The B55α-containing PP2A holoenzyme dephosphorylates FOXO1 in β-cells under oxidative stress

The FOXO1 (forkhead box O1) transcription factor influences many key cellular processes, including those important in metabolism, proliferation and cell death. Reversible phosphorylation of FOXO1 at Thr(24) and Ser(256) regulates its subcellular localization, with phosphorylation promoting cytoplasmic localization, whereas dephosphorylation triggers nuclear import and transcriptional activation.

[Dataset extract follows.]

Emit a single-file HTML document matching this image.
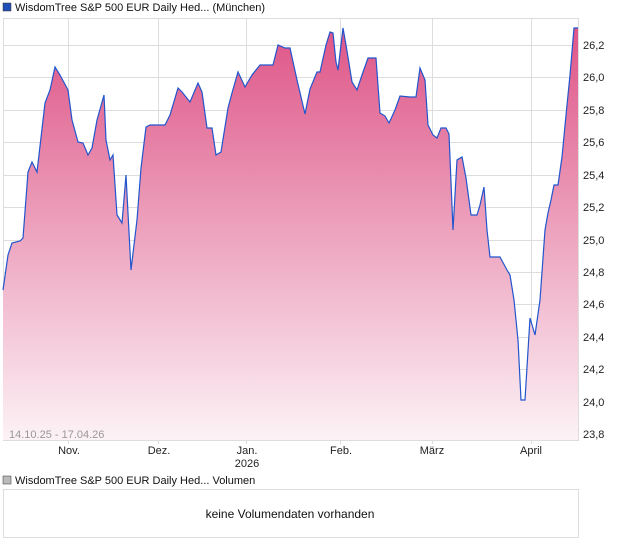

In the present study, we used biochemical and molecular approaches to isolate and link the serine/threonine PP2A (protein phosphatase 2A) holoenzyme containing the B55 alpha regulatory subunit, with nuclear import of FOXO1 in pancreatic islet beta-cells under oxidative stress, a condition associated with cellular dysfunction in Type 2 diabetes. The mechanism of FOXO1 dephosphorylation and nuclear translocation was investigated in pancreatic islet INS-I and beta TC-3 cell lines subjected to oxidative stress. A combined chemical cross-linking and MS strategy revealed the association of FOXO1 with a PP2A holoenzyme composed of the catalytic C, structural A and B55 alpha regulatory subunits. Knockdown of B55 alpha in INS-1 cells reduced FOXO1 dephosphorylation, inhibited FOXO1 nuclear translocation and attenuated oxidative stress-induced cell death. Furthermore, both B55 alpha and nuclear FOXO1 levels were increased under hyperglycaemic conditions in db/db mouse islets, an animal model of Type 2 diabetes. We conclude that B55 alpha-containing PP2A is a key regulator of FOX01 activity in vivo.